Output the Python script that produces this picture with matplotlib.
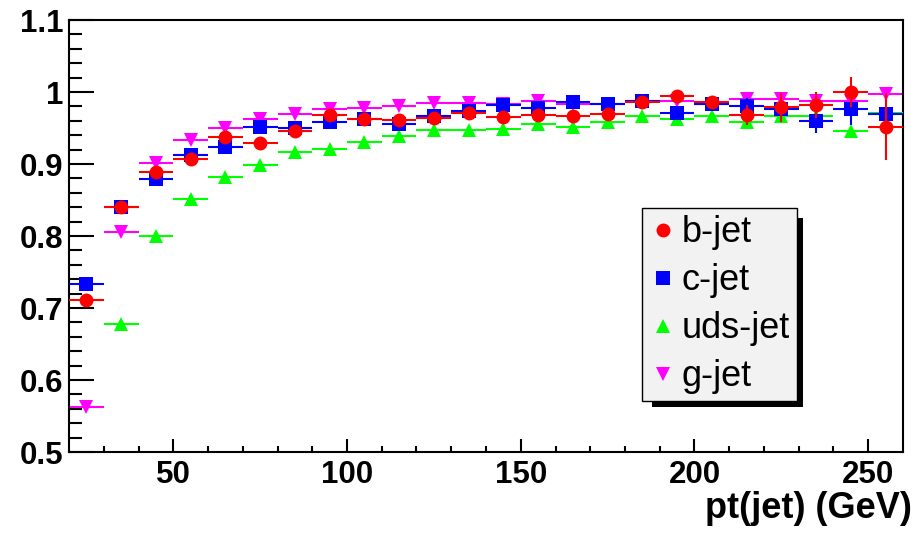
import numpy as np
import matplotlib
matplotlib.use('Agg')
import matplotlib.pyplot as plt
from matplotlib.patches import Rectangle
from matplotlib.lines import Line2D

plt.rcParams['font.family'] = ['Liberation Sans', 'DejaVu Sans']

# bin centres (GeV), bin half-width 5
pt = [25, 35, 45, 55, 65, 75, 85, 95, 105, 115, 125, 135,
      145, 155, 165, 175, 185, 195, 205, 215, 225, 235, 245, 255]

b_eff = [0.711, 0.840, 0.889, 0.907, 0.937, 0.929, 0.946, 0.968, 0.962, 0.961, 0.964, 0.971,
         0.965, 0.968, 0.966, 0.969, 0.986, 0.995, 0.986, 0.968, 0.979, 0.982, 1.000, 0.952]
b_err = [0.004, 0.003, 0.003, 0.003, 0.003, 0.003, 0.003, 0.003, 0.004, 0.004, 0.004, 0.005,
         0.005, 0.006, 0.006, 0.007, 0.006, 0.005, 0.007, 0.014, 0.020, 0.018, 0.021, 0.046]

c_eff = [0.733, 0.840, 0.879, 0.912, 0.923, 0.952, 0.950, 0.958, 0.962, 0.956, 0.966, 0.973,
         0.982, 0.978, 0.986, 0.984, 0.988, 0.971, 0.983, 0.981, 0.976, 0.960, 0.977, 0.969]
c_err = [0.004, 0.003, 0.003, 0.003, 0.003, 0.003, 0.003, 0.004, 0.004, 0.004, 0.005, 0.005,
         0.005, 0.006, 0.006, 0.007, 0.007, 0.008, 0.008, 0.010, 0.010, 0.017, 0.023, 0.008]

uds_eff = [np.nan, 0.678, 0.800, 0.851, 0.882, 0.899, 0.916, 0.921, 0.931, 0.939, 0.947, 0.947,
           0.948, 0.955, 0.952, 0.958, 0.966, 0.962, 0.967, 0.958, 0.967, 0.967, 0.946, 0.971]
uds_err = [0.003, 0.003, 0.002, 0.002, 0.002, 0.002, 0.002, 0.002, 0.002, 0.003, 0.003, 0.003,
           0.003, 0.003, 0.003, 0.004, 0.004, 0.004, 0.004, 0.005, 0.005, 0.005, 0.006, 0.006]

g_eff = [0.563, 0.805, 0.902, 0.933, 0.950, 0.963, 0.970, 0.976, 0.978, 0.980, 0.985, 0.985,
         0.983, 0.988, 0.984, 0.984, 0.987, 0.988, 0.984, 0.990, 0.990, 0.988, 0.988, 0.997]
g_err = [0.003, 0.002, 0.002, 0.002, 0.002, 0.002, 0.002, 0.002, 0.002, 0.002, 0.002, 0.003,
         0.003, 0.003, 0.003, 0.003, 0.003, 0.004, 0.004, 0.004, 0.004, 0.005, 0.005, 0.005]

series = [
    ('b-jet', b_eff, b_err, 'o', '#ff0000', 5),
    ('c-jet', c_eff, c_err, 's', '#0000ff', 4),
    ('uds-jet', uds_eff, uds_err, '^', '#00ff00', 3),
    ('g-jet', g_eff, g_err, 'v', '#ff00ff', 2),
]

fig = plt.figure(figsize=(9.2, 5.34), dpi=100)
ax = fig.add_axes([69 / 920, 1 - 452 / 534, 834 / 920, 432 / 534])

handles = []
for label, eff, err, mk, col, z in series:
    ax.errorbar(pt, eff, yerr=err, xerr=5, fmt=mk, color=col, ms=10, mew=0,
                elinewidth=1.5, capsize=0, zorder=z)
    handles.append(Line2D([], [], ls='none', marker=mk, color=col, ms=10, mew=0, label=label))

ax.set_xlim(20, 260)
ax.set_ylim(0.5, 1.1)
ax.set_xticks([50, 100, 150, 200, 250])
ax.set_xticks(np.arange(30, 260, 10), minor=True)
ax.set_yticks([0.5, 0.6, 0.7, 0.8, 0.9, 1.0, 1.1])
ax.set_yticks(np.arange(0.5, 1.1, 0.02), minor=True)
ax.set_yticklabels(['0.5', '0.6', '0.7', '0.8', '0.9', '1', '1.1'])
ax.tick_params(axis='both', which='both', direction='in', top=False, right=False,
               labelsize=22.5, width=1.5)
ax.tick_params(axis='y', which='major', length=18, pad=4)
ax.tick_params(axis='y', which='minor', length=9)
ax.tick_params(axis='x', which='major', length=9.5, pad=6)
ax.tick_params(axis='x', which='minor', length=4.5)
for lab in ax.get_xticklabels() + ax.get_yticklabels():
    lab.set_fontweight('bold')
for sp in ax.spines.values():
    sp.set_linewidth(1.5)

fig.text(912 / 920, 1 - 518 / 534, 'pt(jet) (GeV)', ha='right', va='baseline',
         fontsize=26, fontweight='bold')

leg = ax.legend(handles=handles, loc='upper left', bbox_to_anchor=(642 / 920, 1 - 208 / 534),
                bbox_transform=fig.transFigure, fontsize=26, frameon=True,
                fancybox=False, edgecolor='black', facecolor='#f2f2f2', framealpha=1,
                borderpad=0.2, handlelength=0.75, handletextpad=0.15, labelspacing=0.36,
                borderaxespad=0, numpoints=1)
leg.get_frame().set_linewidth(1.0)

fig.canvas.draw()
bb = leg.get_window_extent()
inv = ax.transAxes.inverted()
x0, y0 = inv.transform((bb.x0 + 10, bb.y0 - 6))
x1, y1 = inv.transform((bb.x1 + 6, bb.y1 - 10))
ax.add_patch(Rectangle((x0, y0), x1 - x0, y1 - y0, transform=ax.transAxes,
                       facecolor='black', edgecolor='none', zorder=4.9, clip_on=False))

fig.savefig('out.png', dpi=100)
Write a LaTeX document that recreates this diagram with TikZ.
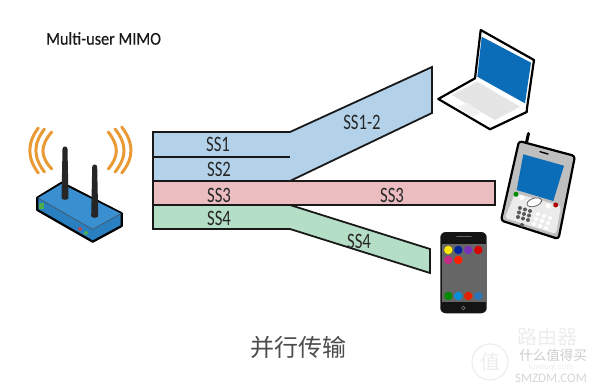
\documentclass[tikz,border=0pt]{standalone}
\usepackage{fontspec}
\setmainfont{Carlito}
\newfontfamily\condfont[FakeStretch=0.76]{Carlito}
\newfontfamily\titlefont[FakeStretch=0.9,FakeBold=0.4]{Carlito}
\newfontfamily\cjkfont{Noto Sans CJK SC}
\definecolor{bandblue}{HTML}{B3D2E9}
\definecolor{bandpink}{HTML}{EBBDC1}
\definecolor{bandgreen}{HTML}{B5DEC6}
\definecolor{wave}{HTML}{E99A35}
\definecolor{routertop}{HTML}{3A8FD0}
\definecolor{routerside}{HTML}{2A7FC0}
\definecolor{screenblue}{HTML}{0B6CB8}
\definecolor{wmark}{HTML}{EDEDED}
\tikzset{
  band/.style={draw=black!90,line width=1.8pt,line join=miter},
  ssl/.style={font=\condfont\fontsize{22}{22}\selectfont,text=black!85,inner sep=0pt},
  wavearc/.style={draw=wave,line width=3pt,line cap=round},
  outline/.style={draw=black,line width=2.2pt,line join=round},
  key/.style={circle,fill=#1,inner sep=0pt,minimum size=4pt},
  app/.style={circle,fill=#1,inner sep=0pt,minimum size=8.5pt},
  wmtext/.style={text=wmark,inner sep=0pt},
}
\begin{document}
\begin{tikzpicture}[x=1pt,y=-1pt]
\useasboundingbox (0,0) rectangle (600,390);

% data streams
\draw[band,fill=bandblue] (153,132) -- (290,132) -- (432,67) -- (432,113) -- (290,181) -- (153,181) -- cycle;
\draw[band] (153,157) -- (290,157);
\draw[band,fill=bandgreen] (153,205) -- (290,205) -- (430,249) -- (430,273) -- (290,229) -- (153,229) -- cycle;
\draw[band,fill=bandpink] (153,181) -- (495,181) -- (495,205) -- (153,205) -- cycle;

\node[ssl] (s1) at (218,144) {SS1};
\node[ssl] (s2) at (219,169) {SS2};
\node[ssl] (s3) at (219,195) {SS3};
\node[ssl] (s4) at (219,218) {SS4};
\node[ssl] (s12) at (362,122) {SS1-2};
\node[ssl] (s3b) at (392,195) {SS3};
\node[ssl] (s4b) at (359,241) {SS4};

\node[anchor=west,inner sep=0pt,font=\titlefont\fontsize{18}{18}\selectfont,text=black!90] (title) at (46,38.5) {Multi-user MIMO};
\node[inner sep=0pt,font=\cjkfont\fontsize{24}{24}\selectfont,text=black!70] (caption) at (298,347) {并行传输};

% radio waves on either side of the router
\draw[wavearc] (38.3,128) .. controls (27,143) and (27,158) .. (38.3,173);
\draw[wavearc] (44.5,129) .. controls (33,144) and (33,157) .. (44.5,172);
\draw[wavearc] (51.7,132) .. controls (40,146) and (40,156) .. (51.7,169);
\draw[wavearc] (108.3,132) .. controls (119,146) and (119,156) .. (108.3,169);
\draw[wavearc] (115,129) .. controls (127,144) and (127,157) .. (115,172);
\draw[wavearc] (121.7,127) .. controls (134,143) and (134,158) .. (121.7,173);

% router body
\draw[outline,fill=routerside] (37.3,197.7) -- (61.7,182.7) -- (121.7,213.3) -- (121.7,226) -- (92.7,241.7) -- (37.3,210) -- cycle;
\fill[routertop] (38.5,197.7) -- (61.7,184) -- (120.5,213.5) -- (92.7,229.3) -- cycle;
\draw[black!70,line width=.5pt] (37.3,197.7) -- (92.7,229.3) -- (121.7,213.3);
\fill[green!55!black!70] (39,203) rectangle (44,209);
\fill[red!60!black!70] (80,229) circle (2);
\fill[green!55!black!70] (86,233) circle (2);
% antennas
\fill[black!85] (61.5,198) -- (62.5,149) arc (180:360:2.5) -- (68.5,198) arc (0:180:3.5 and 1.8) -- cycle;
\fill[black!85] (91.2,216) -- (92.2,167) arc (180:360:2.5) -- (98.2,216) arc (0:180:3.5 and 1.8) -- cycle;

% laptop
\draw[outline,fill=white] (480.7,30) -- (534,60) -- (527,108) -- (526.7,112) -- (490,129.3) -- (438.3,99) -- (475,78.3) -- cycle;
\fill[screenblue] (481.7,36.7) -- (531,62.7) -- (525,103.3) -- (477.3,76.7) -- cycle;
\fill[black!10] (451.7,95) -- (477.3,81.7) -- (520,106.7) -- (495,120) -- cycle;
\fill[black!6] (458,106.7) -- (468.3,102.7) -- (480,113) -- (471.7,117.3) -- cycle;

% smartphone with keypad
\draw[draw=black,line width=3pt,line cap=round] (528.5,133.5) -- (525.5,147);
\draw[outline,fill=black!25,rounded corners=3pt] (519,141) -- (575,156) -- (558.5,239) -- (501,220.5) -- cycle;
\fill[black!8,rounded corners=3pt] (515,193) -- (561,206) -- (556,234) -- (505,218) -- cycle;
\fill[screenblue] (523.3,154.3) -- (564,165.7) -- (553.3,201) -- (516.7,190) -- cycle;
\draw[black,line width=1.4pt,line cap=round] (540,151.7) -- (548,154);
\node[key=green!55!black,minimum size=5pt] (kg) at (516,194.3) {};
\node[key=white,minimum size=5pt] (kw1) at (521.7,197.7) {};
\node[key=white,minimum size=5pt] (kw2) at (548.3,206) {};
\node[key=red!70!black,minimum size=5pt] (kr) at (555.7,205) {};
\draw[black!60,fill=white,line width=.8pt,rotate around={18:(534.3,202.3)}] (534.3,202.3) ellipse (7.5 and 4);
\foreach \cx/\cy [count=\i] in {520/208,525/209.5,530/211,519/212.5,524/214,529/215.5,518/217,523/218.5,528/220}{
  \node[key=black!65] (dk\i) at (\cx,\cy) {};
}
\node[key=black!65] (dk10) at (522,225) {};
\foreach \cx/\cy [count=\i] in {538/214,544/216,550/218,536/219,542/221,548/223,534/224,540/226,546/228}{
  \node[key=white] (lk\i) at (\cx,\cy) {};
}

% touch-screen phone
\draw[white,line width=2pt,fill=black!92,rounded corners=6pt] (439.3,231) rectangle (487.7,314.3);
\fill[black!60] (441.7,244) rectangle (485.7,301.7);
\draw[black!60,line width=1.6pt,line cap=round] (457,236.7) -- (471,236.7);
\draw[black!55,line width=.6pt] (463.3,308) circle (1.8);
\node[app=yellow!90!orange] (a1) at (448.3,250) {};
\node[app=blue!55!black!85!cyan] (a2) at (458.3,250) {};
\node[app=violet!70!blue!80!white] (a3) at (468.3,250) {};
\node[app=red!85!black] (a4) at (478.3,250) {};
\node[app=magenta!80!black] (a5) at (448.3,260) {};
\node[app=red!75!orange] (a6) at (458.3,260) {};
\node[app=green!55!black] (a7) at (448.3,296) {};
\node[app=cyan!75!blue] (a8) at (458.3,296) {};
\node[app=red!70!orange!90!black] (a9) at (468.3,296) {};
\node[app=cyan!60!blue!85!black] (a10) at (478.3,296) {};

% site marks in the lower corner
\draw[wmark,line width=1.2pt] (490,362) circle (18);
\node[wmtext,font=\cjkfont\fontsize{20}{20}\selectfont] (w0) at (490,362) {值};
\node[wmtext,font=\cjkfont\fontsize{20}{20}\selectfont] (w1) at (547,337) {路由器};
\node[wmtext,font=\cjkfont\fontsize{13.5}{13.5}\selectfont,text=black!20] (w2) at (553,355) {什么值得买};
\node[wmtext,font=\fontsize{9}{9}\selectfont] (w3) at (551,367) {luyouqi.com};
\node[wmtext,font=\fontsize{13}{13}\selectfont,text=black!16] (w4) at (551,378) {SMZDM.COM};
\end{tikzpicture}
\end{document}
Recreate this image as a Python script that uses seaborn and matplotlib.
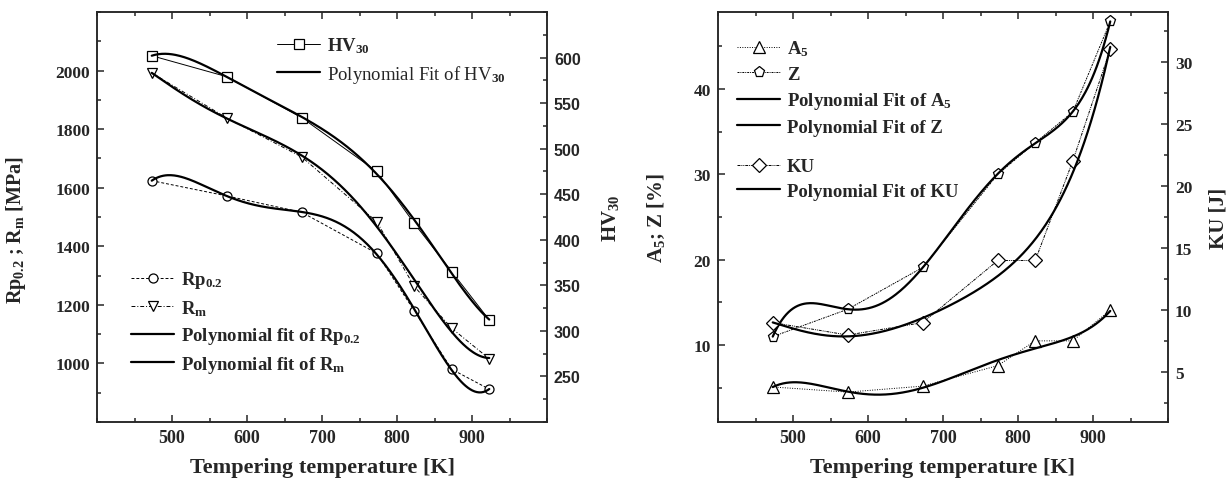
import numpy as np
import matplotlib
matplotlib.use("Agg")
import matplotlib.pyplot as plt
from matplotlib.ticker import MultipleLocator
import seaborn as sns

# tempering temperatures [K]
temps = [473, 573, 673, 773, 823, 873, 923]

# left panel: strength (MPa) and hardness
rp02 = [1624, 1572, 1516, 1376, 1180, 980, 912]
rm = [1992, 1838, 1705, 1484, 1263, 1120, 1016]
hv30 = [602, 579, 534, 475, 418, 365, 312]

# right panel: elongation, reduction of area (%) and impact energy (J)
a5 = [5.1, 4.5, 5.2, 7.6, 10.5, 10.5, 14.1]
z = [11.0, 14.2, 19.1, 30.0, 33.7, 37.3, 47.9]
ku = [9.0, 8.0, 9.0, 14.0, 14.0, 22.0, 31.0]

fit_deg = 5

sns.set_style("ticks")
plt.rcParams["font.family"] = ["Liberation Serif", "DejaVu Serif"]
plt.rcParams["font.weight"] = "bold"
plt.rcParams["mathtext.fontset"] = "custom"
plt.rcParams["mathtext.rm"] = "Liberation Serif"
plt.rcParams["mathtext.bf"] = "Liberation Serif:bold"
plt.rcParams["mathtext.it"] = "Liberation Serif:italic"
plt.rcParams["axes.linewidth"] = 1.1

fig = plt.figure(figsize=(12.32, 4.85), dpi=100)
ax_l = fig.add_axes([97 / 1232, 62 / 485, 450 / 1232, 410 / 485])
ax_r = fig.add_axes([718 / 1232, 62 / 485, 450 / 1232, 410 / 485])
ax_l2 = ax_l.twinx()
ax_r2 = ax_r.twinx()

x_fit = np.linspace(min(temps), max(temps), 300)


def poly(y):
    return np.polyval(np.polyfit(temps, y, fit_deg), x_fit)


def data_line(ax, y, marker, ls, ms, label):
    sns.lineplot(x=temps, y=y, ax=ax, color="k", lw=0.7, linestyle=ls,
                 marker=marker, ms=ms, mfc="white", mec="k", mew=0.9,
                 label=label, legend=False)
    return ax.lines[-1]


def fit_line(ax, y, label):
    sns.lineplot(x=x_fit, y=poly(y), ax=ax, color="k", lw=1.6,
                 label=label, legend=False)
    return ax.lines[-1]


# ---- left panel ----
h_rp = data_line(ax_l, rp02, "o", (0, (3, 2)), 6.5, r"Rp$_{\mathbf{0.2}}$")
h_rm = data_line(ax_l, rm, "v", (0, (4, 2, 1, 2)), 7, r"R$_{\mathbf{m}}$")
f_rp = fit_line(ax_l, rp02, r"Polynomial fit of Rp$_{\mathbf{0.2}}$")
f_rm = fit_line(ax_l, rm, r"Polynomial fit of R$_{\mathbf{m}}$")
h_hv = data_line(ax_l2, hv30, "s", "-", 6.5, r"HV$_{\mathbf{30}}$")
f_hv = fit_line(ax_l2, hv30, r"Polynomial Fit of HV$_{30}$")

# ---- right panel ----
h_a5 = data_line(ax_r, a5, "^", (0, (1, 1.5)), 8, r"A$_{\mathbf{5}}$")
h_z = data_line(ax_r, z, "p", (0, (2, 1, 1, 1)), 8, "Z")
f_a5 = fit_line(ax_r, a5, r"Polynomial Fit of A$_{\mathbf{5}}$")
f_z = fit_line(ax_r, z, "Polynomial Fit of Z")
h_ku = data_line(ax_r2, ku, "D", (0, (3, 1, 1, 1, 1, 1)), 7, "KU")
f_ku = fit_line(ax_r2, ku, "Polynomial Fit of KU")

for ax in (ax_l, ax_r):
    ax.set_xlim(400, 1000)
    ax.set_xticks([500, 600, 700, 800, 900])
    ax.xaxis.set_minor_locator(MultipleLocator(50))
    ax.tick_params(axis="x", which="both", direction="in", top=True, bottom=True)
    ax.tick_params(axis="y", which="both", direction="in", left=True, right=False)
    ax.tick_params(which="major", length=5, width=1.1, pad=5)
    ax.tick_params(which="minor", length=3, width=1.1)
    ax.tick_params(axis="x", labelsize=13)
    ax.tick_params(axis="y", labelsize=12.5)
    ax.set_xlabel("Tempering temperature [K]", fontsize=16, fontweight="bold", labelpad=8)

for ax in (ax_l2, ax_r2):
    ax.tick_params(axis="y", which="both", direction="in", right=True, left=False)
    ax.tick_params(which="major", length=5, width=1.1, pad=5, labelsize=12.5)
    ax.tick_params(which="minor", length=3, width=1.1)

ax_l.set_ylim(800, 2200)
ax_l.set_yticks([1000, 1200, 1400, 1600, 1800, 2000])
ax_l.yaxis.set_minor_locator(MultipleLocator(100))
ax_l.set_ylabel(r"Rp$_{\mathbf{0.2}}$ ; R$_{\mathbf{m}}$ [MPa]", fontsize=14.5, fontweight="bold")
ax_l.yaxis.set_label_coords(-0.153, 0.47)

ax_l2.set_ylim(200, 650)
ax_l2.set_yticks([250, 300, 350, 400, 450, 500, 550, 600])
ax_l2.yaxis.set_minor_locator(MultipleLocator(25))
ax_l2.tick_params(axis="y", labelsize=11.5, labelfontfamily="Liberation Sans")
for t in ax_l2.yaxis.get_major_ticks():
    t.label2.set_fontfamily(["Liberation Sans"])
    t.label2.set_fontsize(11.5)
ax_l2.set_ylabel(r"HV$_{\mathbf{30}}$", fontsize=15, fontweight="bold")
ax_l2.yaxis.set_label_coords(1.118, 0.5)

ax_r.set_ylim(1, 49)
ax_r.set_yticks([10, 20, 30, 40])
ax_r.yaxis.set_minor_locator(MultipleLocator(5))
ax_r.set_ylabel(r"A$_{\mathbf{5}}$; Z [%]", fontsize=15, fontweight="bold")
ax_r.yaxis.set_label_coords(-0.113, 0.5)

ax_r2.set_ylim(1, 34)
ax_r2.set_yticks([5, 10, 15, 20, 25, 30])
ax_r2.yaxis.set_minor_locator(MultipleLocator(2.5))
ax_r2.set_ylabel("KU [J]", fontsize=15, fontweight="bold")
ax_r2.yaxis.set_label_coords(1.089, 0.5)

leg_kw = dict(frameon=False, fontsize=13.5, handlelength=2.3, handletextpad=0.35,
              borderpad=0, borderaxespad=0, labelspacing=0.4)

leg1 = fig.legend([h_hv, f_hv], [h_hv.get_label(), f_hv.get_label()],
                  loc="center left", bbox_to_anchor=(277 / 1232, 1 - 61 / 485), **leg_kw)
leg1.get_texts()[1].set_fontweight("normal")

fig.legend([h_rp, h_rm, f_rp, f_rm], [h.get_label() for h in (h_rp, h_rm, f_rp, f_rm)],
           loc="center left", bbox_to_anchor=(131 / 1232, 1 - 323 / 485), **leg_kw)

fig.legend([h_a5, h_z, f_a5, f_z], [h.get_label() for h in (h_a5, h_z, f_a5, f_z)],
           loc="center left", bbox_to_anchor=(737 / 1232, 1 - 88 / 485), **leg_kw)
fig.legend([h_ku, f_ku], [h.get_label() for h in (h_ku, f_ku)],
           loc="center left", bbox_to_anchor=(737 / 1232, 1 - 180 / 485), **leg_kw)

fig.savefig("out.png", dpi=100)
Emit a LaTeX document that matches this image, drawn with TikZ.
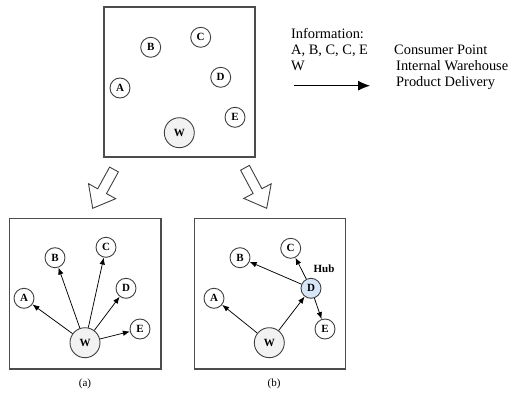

★ ★ ★ ★ ★ ★ ★

STATED EXERCISE
Everything from the top line of the data down to and including the line with "ax = fig.add_axes([69" is to be copied, except the pictures.

COMPLETED TASK
Output the Python script that produces this picture with matplotlib.
import numpy as np
import matplotlib
matplotlib.use('Agg')
import matplotlib.pyplot as plt
from matplotlib.patches import Rectangle
from matplotlib.lines import Line2D

plt.rcParams['font.family'] = ['Liberation Sans', 'DejaVu Sans']

# bin centres (GeV), bin half-width 5
pt = [25, 35, 45, 55, 65, 75, 85, 95, 105, 115, 125, 135,
      145, 155, 165, 175, 185, 195, 205, 215, 225, 235, 245, 255]

b_eff = [0.711, 0.840, 0.889, 0.907, 0.937, 0.929, 0.946, 0.968, 0.962, 0.961, 0.964, 0.971,
         0.965, 0.968, 0.966, 0.969, 0.986, 0.995, 0.986, 0.968, 0.979, 0.982, 1.000, 0.952]
b_err = [0.004, 0.003, 0.003, 0.003, 0.003, 0.003, 0.003, 0.003, 0.004, 0.004, 0.004, 0.005,
         0.005, 0.006, 0.006, 0.007, 0.006, 0.005, 0.007, 0.014, 0.020, 0.018, 0.021, 0.046]

c_eff = [0.733, 0.840, 0.879, 0.912, 0.923, 0.952, 0.950, 0.958, 0.962, 0.956, 0.966, 0.973,
         0.982, 0.978, 0.986, 0.984, 0.988, 0.971, 0.983, 0.981, 0.976, 0.960, 0.977, 0.969]
c_err = [0.004, 0.003, 0.003, 0.003, 0.003, 0.003, 0.003, 0.004, 0.004, 0.004, 0.005, 0.005,
         0.005, 0.006, 0.006, 0.007, 0.007, 0.008, 0.008, 0.010, 0.010, 0.017, 0.023, 0.008]

uds_eff = [np.nan, 0.678, 0.800, 0.851, 0.882, 0.899, 0.916, 0.921, 0.931, 0.939, 0.947, 0.947,
           0.948, 0.955, 0.952, 0.958, 0.966, 0.962, 0.967, 0.958, 0.967, 0.967, 0.946, 0.971]
uds_err = [0.003, 0.003, 0.002, 0.002, 0.002, 0.002, 0.002, 0.002, 0.002, 0.003, 0.003, 0.003,
           0.003, 0.003, 0.003, 0.004, 0.004, 0.004, 0.004, 0.005, 0.005, 0.005, 0.006, 0.006]

g_eff = [0.563, 0.805, 0.902, 0.933, 0.950, 0.963, 0.970, 0.976, 0.978, 0.980, 0.985, 0.985,
         0.983, 0.988, 0.984, 0.984, 0.987, 0.988, 0.984, 0.990, 0.990, 0.988, 0.988, 0.997]
g_err = [0.003, 0.002, 0.002, 0.002, 0.002, 0.002, 0.002, 0.002, 0.002, 0.002, 0.002, 0.003,
         0.003, 0.003, 0.003, 0.003, 0.003, 0.004, 0.004, 0.004, 0.004, 0.005, 0.005, 0.005]

series = [
    ('b-jet', b_eff, b_err, 'o', '#ff0000', 5),
    ('c-jet', c_eff, c_err, 's', '#0000ff', 4),
    ('uds-jet', uds_eff, uds_err, '^', '#00ff00', 3),
    ('g-jet', g_eff, g_err, 'v', '#ff00ff', 2),
]

fig = plt.figure(figsize=(9.2, 5.34), dpi=100)
ax = fig.add_axes([69 / 920, 1 - 452 / 534, 834 / 920, 432 / 534])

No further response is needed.